Short exercise -> Output, word for word, every line from the start of the listing down to and including the line that contains "import numpy as np"; include nothing else.

Given data ->
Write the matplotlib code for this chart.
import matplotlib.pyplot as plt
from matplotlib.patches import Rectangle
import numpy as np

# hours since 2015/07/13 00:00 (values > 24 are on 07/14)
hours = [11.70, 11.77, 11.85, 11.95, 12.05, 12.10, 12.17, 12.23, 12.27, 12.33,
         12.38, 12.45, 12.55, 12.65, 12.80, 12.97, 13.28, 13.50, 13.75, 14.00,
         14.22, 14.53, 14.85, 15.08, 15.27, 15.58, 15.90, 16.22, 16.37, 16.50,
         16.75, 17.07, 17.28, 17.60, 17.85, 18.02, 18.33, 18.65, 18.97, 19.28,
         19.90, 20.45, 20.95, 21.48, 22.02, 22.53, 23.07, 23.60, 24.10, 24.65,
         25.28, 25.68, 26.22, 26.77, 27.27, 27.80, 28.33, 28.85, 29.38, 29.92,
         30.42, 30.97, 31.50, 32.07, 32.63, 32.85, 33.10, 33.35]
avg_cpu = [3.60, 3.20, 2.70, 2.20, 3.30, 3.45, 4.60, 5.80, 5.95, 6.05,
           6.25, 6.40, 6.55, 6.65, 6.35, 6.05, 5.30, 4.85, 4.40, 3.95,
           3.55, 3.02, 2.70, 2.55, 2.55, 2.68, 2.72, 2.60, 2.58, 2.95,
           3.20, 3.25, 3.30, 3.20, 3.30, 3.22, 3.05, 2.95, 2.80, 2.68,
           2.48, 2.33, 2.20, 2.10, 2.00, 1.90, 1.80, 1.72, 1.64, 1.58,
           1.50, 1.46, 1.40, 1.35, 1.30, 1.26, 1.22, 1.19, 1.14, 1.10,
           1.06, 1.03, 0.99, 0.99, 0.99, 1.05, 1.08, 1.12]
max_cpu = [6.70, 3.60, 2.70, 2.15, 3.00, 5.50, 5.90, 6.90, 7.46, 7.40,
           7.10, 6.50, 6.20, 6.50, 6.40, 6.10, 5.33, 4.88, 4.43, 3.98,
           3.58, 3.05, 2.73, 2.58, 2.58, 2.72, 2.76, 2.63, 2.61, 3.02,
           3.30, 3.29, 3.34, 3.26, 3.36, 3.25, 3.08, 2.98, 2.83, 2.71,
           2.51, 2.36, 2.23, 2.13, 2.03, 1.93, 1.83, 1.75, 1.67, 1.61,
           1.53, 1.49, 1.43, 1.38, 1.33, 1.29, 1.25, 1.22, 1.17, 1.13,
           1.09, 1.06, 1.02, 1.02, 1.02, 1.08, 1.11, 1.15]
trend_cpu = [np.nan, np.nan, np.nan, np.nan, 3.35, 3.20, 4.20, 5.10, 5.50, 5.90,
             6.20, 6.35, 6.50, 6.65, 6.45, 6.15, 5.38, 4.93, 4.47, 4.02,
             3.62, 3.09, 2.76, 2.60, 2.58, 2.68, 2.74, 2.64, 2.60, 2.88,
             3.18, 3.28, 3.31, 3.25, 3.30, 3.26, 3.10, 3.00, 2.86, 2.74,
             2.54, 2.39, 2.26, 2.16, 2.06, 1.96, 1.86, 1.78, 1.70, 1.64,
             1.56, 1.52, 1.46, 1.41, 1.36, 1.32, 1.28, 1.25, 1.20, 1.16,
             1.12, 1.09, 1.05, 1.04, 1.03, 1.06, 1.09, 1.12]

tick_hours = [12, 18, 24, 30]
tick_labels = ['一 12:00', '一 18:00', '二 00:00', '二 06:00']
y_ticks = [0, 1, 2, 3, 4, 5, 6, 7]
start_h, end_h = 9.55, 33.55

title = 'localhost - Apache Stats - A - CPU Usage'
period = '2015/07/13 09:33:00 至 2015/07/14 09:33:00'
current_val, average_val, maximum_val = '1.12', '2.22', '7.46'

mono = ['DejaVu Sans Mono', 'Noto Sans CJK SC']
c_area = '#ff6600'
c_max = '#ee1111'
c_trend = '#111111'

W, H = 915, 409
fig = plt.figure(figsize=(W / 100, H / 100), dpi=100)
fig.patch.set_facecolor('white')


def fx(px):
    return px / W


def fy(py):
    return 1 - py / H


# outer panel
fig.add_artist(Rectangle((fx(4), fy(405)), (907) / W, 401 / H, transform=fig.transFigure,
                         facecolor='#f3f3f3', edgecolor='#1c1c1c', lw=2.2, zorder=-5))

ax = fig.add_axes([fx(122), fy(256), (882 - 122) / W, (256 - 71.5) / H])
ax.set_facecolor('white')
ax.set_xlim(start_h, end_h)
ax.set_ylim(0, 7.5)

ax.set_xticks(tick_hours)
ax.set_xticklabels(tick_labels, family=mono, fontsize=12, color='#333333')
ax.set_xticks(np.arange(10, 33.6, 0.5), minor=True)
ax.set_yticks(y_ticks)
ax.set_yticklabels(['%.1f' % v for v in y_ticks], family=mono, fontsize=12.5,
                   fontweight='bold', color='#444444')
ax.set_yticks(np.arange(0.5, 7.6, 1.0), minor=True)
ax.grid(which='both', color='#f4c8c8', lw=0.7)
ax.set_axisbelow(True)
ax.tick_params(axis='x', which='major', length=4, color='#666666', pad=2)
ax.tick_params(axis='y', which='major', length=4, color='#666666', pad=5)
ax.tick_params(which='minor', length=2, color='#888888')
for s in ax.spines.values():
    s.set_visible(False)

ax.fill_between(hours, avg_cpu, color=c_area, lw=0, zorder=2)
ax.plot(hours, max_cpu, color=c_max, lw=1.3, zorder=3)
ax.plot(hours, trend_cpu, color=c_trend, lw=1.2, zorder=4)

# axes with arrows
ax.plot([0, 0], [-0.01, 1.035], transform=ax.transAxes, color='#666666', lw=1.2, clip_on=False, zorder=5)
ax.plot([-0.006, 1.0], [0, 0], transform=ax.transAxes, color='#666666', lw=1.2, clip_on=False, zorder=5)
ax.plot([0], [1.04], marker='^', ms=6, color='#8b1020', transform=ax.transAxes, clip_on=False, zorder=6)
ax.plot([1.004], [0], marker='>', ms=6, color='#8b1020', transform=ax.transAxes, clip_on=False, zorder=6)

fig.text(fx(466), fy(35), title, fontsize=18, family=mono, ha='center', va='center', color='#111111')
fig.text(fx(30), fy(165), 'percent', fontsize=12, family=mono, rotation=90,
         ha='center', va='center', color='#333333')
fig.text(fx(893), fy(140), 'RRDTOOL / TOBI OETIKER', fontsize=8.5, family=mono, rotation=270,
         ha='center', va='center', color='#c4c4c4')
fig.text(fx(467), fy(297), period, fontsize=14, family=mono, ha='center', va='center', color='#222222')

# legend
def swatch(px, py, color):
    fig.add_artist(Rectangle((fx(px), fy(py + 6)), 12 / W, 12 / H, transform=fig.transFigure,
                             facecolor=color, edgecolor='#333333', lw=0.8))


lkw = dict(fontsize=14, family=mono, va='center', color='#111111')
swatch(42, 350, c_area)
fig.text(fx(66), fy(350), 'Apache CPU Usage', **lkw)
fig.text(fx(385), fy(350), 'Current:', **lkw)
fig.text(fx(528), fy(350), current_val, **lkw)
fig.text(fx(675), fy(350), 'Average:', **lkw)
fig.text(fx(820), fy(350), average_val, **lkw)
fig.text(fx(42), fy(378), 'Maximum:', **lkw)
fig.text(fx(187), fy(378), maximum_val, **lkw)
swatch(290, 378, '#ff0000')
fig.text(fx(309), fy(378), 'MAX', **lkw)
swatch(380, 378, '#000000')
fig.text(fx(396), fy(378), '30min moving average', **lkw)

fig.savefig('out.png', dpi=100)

Result ->
Write the matplotlib code for this chart.
import matplotlib.pyplot as plt
from matplotlib.patches import Rectangle
import numpy as np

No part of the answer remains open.